Atteggiamento in armonia con quanto scriveva Andrea Osiander nella sua prefazione al De revolutionibus di Copernico: "Non è affatto necessario che queste ipotesi siano vere, e neppure che siano verosimili: piuttosto è sufficiente una cosa sola: che diano luogo a calcoli che concordano con le osservazioni". Ciò non bastava a Galileo che, pur "prontissimo a mettere l'accento sulla superiorità del sistema copernicano come strumento di calcolo, (...) supponeva, ed addirittura credeva, che esso fosse una descrizione del mondo", attirando su questa convinzione la condanna della Chiesa. Ma ciò che non bastava a Galileo sembra bastare agli scienziati di oggi, per i quali, salvo alcune eccezioni (da Mach a Poincaré, a Einstein, a Schrödinger, ...), la concezione della fisica come puro studio di un modello, fondata da Osiander, dal Cardinale Bellarmino e - ancora più limpidamente - dal Vescovo Berkeley, è diventato, come osserva Popper, un dogma indiscusso, anche se essi "non si rendono conto di aver rotto con la tradizione galileiana".

Il processo e la condanna di Galileo sopraggiunsero quando, con la morte del suo fondatore, l'Accademia di Federico Cesi aveva già cessato di esistere, anche se Francesco Stelluti e Sebastiano dal Pozzo cercarono di mantenerne vivo il retaggio culturale. Rinacque, agli inizi del XIX secolo, come Accademia dei Nuovi Lincei, attraverso vicende complesse che misero a dura prova la "libertà di filosofare in naturalibus" che aveva ispirato l'Accademia di Federico Cesi, e che - su un altro versante - sono illustrate, ad esempio, dal fatto che la candidatura di Vincenzo Gioberti a socio, non incontrò l'approvazione papale.
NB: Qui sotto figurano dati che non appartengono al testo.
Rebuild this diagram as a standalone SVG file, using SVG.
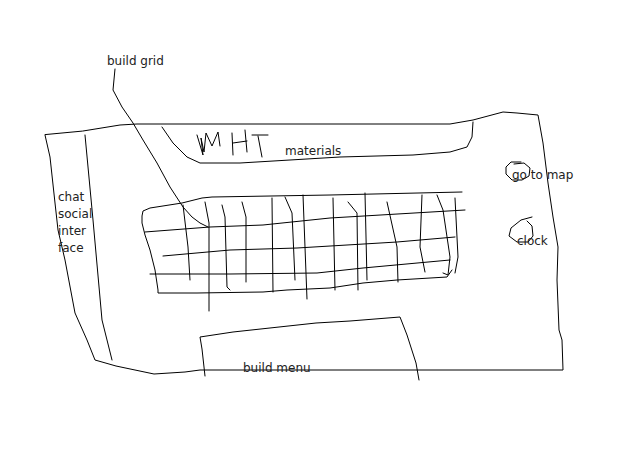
<svg xmlns="http://www.w3.org/2000/svg" width="638" height="466" viewBox="0 0 638 466">
<style>
.s{fill:none;stroke:#000;stroke-width:1;stroke-linejoin:round;stroke-linecap:round}
.t{font-family:"DejaVu Sans",sans-serif;font-size:12px;fill:#222}
</style>
<rect width="638" height="466" fill="#fff"/>
<g id="screen">
<path class="s" d="M45,135 L50,157 L55,203 L58,230 L65,260 L75,313 L87,340 L95,360 L116,366 L154,374 L185,372 L200,370 L563,370 L562,340 L559,330 L557,280 L558,247 L553,217 L548,183 L543,143 L538,115 L517,113 L503,112 L473,120 L450,124 L137,124 L120,125 L83,131 Z"/>
</g>
<g id="chat-panel">
<path class="s" d="M85,135 L93,220 L102,320 L112,360"/>
<text class="t" x="58" y="201">chat</text>
<text class="t" x="58" y="218">social</text>
<text class="t" x="58" y="235">inter</text>
<text class="t" x="58" y="252">face</text>
</g>
<g id="materials-panel">
<path class="s" d="M162,127 L173,143 L187,157 L200,163 L240,163 L340,157 L413,155 L450,152 L467,147 L472,137 L473,122"/>
<path class="s" d="M197,135 L203,155 L201,138 L204,152 L206,133 L212,146 L218,132 L220,146"/>
<path class="s" d="M232,133 L233,155 M233,143 L247,141 M245,130 L247,152"/>
<path class="s" d="M252,135 L268,135 M258,136 L262,157"/>
<text class="t" x="285" y="155">materials</text>
</g>
<g id="build-grid">
<path class="s" d="M462,192 L330,195 L212,197 L202,198 L182,203 L150,208 L143,211 L142,216 L142,223 L145,235 L150,250 L155,270 L158,290 L158,293 L197,293 L263,292 L287,290 L330,288 L363,283 L397,280 L447,277 L452,270"/>
<path class="s" d="M145,232 L210,227 L263,225 L330,218 L465,210"/>
<path class="s" d="M163,256 L230,250 L297,248 L397,242 L455,237"/>
<path class="s" d="M150,274 L230,274 L317,273 L363,268 L450,260"/>
<path class="s" d="M183,205 L188,247 L190,280"/>
<path class="s" d="M205,202 L209,223 L209,311"/>
<path class="s" d="M222,205 L225,217 L227,287 L230,290"/>
<path class="s" d="M242,202 L246,217 L246,282"/>
<path class="s" d="M272,198 L273,292"/>
<path class="s" d="M285,197 L292,213 L295,280"/>
<path class="s" d="M303,195 L307,299"/>
<path class="s" d="M333,198 L335,290"/>
<path class="s" d="M348,202 L357,213 L358,290"/>
<path class="s" d="M365,193 L367,280"/>
<path class="s" d="M387,202 L397,247 L398,282"/>
<path class="s" d="M422,195 L420,247 L425,272"/>
<path class="s" d="M437,195 L443,210 L450,257 L448,275 L443,273"/>
<path class="s" d="M455,198 L458,257 L455,273"/>
</g>
<g id="build-grid-label">
<text class="t" x="107" y="65">build grid</text>
<path class="s" d="M115,69 L113,90 L122,107 L133,123 L143,140 L157,163 L170,187 L183,207 L192,217 L200,223 L208,227"/>
</g>
<g id="go-to-map">
<path class="s" d="M521,162 L511,162 L506,167 L506,174 L512,180 L522,180 L529,176 L530,168 L524,163 L514,164"/>
<text class="t" x="512" y="179">go to map</text>
</g>
<g id="clock">
<path class="s" d="M532,217 L521,220 L511,228 L509,236 L517,242 L528,242 L533,236 L532,226 L527,221"/>
<text class="t" x="517" y="245">clock</text>
</g>
<g id="build-menu">
<path class="s" d="M205,376 L202,349 L200,337 L233,332 L316,323 L350,321 L400,317 L407,335 L416,363 L419,380"/>
<text class="t" x="243" y="372">build menu</text>
</g>
</svg>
I rapporti fra i Nuovi Lincei e la Reale Accademia Nazionale dei Lincei, istituita, dopo il 1870, in Roma capitale d'Italia, furono inizialmente assai aspri e trovarono una composizione, dopo il Concordato del 1929, con il confluire dei Nuovi Lincei nella Pontificia Academia Scientiarum, fondata nel 1936. Da allora le relazioni fra le due istituzioni non si sono più interrotte.
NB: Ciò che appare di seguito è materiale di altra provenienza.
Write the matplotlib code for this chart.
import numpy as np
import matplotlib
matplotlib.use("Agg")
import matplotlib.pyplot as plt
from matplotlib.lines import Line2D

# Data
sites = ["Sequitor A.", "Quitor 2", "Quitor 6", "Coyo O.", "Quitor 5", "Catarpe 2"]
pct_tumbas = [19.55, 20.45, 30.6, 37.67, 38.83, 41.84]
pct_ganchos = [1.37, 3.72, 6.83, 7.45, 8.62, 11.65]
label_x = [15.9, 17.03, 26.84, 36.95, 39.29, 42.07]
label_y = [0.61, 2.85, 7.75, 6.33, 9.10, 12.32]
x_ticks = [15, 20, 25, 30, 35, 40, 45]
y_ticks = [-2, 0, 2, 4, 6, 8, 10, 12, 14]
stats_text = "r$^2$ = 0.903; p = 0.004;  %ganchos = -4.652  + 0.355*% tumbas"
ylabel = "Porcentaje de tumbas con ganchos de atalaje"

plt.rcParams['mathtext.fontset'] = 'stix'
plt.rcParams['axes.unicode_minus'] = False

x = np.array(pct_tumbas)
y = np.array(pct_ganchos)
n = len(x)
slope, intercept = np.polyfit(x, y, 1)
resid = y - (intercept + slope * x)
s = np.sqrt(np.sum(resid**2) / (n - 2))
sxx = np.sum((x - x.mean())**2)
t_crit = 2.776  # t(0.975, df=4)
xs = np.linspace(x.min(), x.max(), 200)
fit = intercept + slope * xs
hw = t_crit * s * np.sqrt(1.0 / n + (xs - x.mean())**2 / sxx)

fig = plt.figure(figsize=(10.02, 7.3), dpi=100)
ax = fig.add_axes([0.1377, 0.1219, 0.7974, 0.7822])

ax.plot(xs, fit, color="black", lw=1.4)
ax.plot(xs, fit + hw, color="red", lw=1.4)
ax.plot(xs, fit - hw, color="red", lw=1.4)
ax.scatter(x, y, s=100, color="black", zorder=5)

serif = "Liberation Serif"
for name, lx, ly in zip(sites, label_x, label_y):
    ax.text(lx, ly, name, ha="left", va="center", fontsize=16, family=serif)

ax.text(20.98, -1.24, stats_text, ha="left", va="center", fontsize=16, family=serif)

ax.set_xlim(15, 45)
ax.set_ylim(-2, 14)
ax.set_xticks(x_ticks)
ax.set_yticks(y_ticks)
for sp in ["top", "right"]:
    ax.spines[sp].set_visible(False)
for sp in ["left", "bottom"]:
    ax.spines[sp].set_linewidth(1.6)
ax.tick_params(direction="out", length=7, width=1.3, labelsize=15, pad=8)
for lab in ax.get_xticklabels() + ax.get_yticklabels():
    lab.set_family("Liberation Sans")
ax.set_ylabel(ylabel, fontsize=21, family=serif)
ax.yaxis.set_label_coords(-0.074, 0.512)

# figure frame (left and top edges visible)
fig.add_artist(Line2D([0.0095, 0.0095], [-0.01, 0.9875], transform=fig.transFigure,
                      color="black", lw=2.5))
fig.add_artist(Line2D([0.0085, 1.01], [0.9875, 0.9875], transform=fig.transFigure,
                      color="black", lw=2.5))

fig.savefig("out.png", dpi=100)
Illustri porporati: Giovanni Mercati, Eugenio Tisserant, Jean Daniélou, sono stati nostri consoci, preceduti e seguiti da altri prelati.
Vito Volterra, Francesco Giordani e Beniamino Segre, presidenti della nostra Accademia, hanno fatto parte dell'Accademia Pontificia, presieduta oggi dal nostro consocio Nicola Cabibbo, preceduto in quella carica dai Soci Lincei Carlos Chagas e Giovanni Battista Marini Bettolo.

Poiché ho citato il nome di Vito Volterra, per concludere voglio ricordare che, quando, nel 1938, per decisione del Governo Fascista, la nostra Accademia - in una pagina oscura della sua storia - espulse trenta Soci ebrei, alcuni di questi continuarono a trovare ospitalità, per le loro pubblicazioni scientifiche, negli Acta e nelle Commentationes della Pontificia Academia Scientiarum. Due di essi, Tullio Levi-Civita e Vito Volterra, ne restarono soci, e l'ultimo lavoro di Volterra fu accolto negli Acta nel 1940, sei mesi prima della morte del suo autore.
Questi episodi appartengono alla nostra memoria, ai nostri archivi. La giornata di oggi sembra un'occasione appropriata per illuminarli.